• Stated problem: Repeat, exactly and only, the lines from the beginning of the data through the line with "92.0, 91.0, 89.4];". Pictures are left out.

----------------------------------------

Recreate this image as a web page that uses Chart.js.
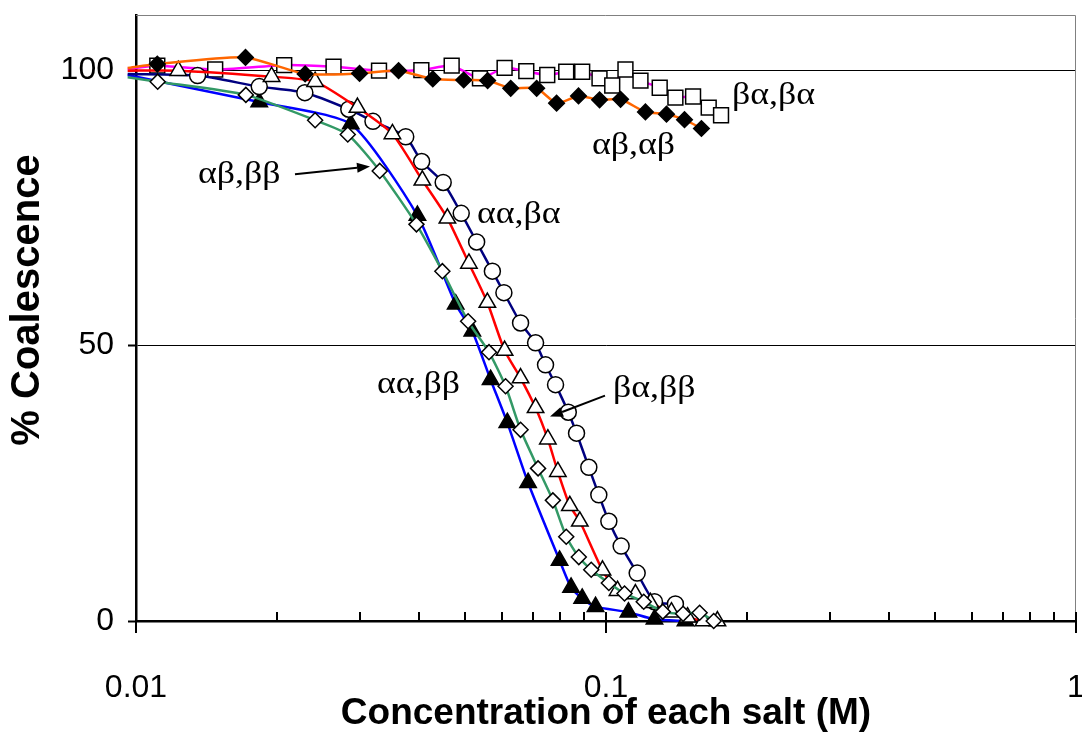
<!DOCTYPE html>
<html>
<head>
<meta charset="utf-8">
<script src="https://cdn.jsdelivr.net/npm/chart.js@4.4.1/dist/chart.umd.min.js"></script>
<style>
  html, body { margin: 0; padding: 0; background: #ffffff; }
  #wrap { width: 1082px; height: 735px; position: relative; }
</style>
</head>
<body>
<div id="wrap"><canvas id="chart"></canvas></div>
<script>
// Axis tick values
const xTickValues = [0.01, 0.1, 1];
const yTickValues = [0, 50, 100];

// αβ,αβ  (filled diamonds)
const abab_x = [0.0096, 0.0111, 0.0171, 0.0229, 0.0299, 0.0362, 0.0428, 0.0498, 0.0560, 0.0627, 0.0712, 0.0785, 0.0874, 0.0969, 0.1074, 0.1213, 0.1345, 0.1469, 0.1596];
const abab_y = [100.4, 101.1, 102.3, 99.3, 99.4, 99.9, 98.4, 98.2, 98.1, 96.7, 96.7, 94.0, 95.3, 94.6, 94.7, 92.4, 92.0, 91.0, 89.4];

// βα,βα  (open squares)
const baba_x = [0.0096, 0.0111, 0.01474, 0.02067, 0.02632, 0.03289, 0.04047, 0.04695, 0.05393, 0.06085, 0.06767, 0.07499, 0.08230, 0.08899, 0.09687, 0.1031, 0.1100, 0.1184, 0.1301, 0.1405, 0.1532, 0.1654, 0.1757];
const baba_y = [100.2, 100.8, 100.1, 100.9, 100.6, 99.9, 100.0, 100.8, 98.5, 100.4, 99.8, 99.1, 99.7, 99.7, 98.5, 97.2, 100.1, 98.1, 96.8, 95.0, 95.2, 93.2, 91.8];

// αα,βα  (open circles)
const aaba_x = [0.0096, 0.01352, 0.01829, 0.02287, 0.02836, 0.03193, 0.03749, 0.04053, 0.04504, 0.04920, 0.05306, 0.05731, 0.06064, 0.06580, 0.07082, 0.07436, 0.07810, 0.08313, 0.08656, 0.09193, 0.09654, 0.1014, 0.1077, 0.1165, 0.1268, 0.1405];
const aaba_y = [99.3, 99.0, 97.0, 95.9, 92.9, 90.7, 87.9, 83.4, 79.6, 74.0, 68.8, 63.5, 59.6, 54.1, 50.5, 46.5, 42.9, 37.9, 34.1, 27.9, 22.9, 18.1, 13.6, 8.7, 3.5, 3.1];

// βα,ββ  (open triangles)
const babb_x = [0.0096, 0.01230, 0.01943, 0.02405, 0.02959, 0.03512, 0.04067, 0.04598, 0.05109, 0.05592, 0.06085, 0.06580, 0.07082, 0.07521, 0.07899, 0.08377, 0.08796, 0.09830, 0.1058, 0.1155, 0.1243, 0.1378, 0.1491, 0.1611, 0.1726];
const babb_y = [99.9, 99.9, 98.8, 97.9, 93.2, 88.4, 80.0, 73.1, 64.9, 57.8, 49.1, 44.1, 38.7, 33.0, 27.1, 20.9, 18.1, 9.2, 5.5, 4.9, 3.3, 1.6, 0.7, 0, 0];

// αβ,ββ  (open diamonds)
const abbb_x = [0.0096, 0.01112, 0.01713, 0.02405, 0.02822, 0.03300, 0.03951, 0.04486, 0.05089, 0.05637, 0.06114, 0.06580, 0.07169, 0.07708, 0.08230, 0.08753, 0.09302, 0.1014, 0.1095, 0.1203, 0.1321, 0.1459, 0.1582, 0.1695];
const abbb_y = [98.7, 97.9, 95.5, 90.9, 88.3, 81.7, 72.0, 63.5, 54.4, 48.8, 42.6, 34.7, 27.7, 21.9, 15.3, 11.6, 9.3, 6.9, 5.0, 3.5, 1.7, 1.3, 1.5, 0];

// αα,ββ  (filled triangles)
const aabb_x = [0.0096, 0.01829, 0.02864, 0.03970, 0.04788, 0.05195, 0.05681, 0.06166, 0.06827, 0.07965, 0.08426, 0.08899, 0.09499, 0.1116, 0.1268, 0.1476];
const aabb_y = [99.1, 94.2, 90.2, 73.6, 57.5, 52.6, 43.8, 36.0, 25.1, 11.0, 6.1, 4.1, 2.6, 1.6, 0.3, 0];

// Series labels and the arrows that point at their curves (data coordinates)
const seriesLabels = [
  { text: 'βα,βα', x: 0.1854, y: 93.8 },
  { text: 'αβ,αβ', x: 0.0934, y: 84.7 },
  { text: 'αβ,ββ', x: 0.01355, y: 79.5 },
  { text: 'αα,βα', x: 0.05316, y: 72.3 },
  { text: 'αα,ββ', x: 0.03256, y: 41.4 },
  { text: 'βα,ββ', x: 0.1035, y: 40.7 }
];
const labelArrows = [
  { from: [0.02179, 81.1], to: [0.03147, 82.5] },
  { from: [0.09951, 40.9], to: [0.07601, 37.1] }
];

const pts = (xs, ys) => xs.map((x, i) => ({ x: x, y: ys[i] }));

// points left of 0.01 only carry the line to the axis edge
const radiusFor = r => ctx => (ctx.raw && ctx.raw.x < 0.01 ? 0 : r);

function series(label, xs, ys, lineColor, shape, fill, r) {
  return {
    label: label,
    data: pts(xs, ys),
    borderColor: lineColor,
    borderWidth: 2.5,
    tension: 0.2,
    pointStyle: shape,
    pointRadius: radiusFor(r),
    pointHoverRadius: radiusFor(r),
    pointBackgroundColor: fill,
    pointBorderColor: '#000000',
    pointBorderWidth: 1.5,
    clip: false
  };
}

// draw order: first dataset ends up on top
const datasets = [
  series('αβ,ββ', abbb_x, abbb_y, '#339966', 'rectRot', '#ffffff', 7.5),
  series('αβ,αβ', abab_x, abab_y, '#FF6600', 'rectRot', '#000000', 7.8),
  series('βα,ββ', babb_x, babb_y, '#FF0000', 'triangle', '#ffffff', 9.5),
  series('αα,βα', aaba_x, aaba_y, '#000080', 'circle', '#ffffff', 8),
  series('αα,ββ', aabb_x, aabb_y, '#0000FF', 'triangle', '#000000', 9.5),
  series('βα,βα', baba_x, baba_y, '#FF00FF', 'rect', '#ffffff', 10.5)
];

const sansFamily = '"Liberation Sans", Arial, sans-serif';

// plot frame (top/right), log-axis tick marks, y title, labels and arrows
const frameAndTicks = {
  id: 'frameAndTicks',
  beforeDatasetsDraw(chart) {
    const { ctx, chartArea: a, scales } = chart;
    ctx.save();
    ctx.strokeStyle = '#808080';
    ctx.lineWidth = 1;
    ctx.beginPath();
    ctx.moveTo(a.left, a.top + 0.5);
    ctx.lineTo(a.right - 0.5, a.top + 0.5);
    ctx.lineTo(a.right - 0.5, a.bottom);
    ctx.stroke();

    const xs = scales.x;
    ctx.strokeStyle = '#000000';
    ctx.lineWidth = 2;
    ctx.beginPath();
    [0.01, 0.1].forEach(d => {
      for (let k = 2; k <= 9; k++) {
        const px = Math.round(xs.getPixelForValue(d * k));
        ctx.moveTo(px, a.bottom);
        ctx.lineTo(px, a.bottom - 9);
      }
    });
    xTickValues.forEach(v => {
      const px = Math.round(xs.getPixelForValue(v));
      ctx.moveTo(px, a.bottom - 9);
      ctx.lineTo(px, a.bottom + 12);
    });
    ctx.stroke();

    // y-axis title
    ctx.fillStyle = '#000000';
    ctx.font = 'bold 40px ' + sansFamily;
    ctx.textAlign = 'center';
    ctx.textBaseline = 'middle';
    ctx.translate(28, (a.top + a.bottom) / 2 - 18);
    ctx.rotate(-Math.PI / 2);
    ctx.fillText('% Coalescence', 0, 0);
    ctx.restore();
  },
  afterDatasetsDraw(chart) {
    const { ctx, scales } = chart;
    const X = v => scales.x.getPixelForValue(v);
    const Y = v => scales.y.getPixelForValue(v);
    ctx.save();
    ctx.fillStyle = '#000000';
    ctx.font = '32px "Liberation Serif", "Times New Roman", serif';
    ctx.textAlign = 'left';
    ctx.textBaseline = 'alphabetic';
    seriesLabels.forEach(l => {
      ctx.save();
      ctx.translate(X(l.x), Y(l.y));
      ctx.scale(1.12, 1);
      ctx.fillText(l.text, 0, 0);
      ctx.restore();
    });

    ctx.strokeStyle = '#000000';
    ctx.lineWidth = 2;
    labelArrows.forEach(ar => {
      const x0 = X(ar.from[0]), y0 = Y(ar.from[1]);
      const x1 = X(ar.to[0]), y1 = Y(ar.to[1]);
      const ang = Math.atan2(y1 - y0, x1 - x0);
      const hl = 13, hw = 5;
      const bx = x1 - hl * Math.cos(ang), by = y1 - hl * Math.sin(ang);
      ctx.beginPath();
      ctx.moveTo(x0, y0);
      ctx.lineTo(bx, by);
      ctx.stroke();
      ctx.beginPath();
      ctx.moveTo(x1, y1);
      ctx.lineTo(bx + hw * Math.sin(ang), by - hw * Math.cos(ang));
      ctx.lineTo(bx - hw * Math.sin(ang), by + hw * Math.cos(ang));
      ctx.closePath();
      ctx.fill();
    });
    ctx.restore();
  }
};

new Chart(document.getElementById('chart'), {
  type: 'line',
  data: { datasets: datasets },
  options: {
    responsive: true,
    maintainAspectRatio: false,
    animation: false,
    events: [],
    layout: { autoPadding: false, padding: { top: 15, right: 6, left: 0, bottom: 0 } },
    plugins: { legend: { display: false }, tooltip: { enabled: false } },
    scales: {
      x: {
        type: 'logarithmic',
        min: 0.01,
        max: 1,
        afterBuildTicks: s => { s.ticks = xTickValues.map(v => ({ value: v })); },
        afterFit: s => { s.height = 114; s.paddingLeft = 0; s.paddingRight = 0; },
        grid: { display: false, drawTicks: false },
        border: { display: true, color: '#000000', width: 2.5 },
        ticks: {
          autoSkip: false,
          maxRotation: 0,
          padding: 48,
          color: '#000000',
          font: { family: sansFamily, size: 32 },
          callback: v => String(v)
        },
        title: {
          display: true,
          text: 'Concentration of each salt (M)',
          color: '#000000',
          font: { family: sansFamily, size: 37, weight: 'bold' },
          padding: { top: 0, bottom: -1 }
        }
      },
      y: {
        type: 'linear',
        min: 0,
        max: 110,
        afterBuildTicks: s => { s.ticks = yTickValues.map(v => ({ value: v })); },
        afterFit: s => { s.width = 136; s.paddingTop = 0; s.paddingBottom = 0; },
        grid: { color: '#000000', lineWidth: 1, drawTicks: true, tickLength: 8, tickColor: '#000000', tickWidth: 2 },
        border: { display: true, color: '#000000', width: 2.5 },
        ticks: {
          padding: 14,
          color: '#000000',
          font: { family: sansFamily, size: 32 }
        },
        title: { display: false }
      }
    }
  },
  plugins: [frameAndTicks]
});
</script>
</body>
</html>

----------------------------------------

• Result:
Recreate this image as a web page that uses Chart.js.
<!DOCTYPE html>
<html>
<head>
<meta charset="utf-8">
<script src="https://cdn.jsdelivr.net/npm/chart.js@4.4.1/dist/chart.umd.min.js"></script>
<style>
  html, body { margin: 0; padding: 0; background: #ffffff; }
  #wrap { width: 1082px; height: 735px; position: relative; }
</style>
</head>
<body>
<div id="wrap"><canvas id="chart"></canvas></div>
<script>
// Axis tick values
const xTickValues = [0.01, 0.1, 1];
const yTickValues = [0, 50, 100];

// αβ,αβ  (filled diamonds)
const abab_x = [0.0096, 0.0111, 0.0171, 0.0229, 0.0299, 0.0362, 0.0428, 0.0498, 0.0560, 0.0627, 0.0712, 0.0785, 0.0874, 0.0969, 0.1074, 0.1213, 0.1345, 0.1469, 0.1596];
const abab_y = [100.4, 101.1, 102.3, 99.3, 99.4, 99.9, 98.4, 98.2, 98.1, 96.7, 96.7, 94.0, 95.3, 94.6, 94.7, 92.4, 92.0, 91.0, 89.4];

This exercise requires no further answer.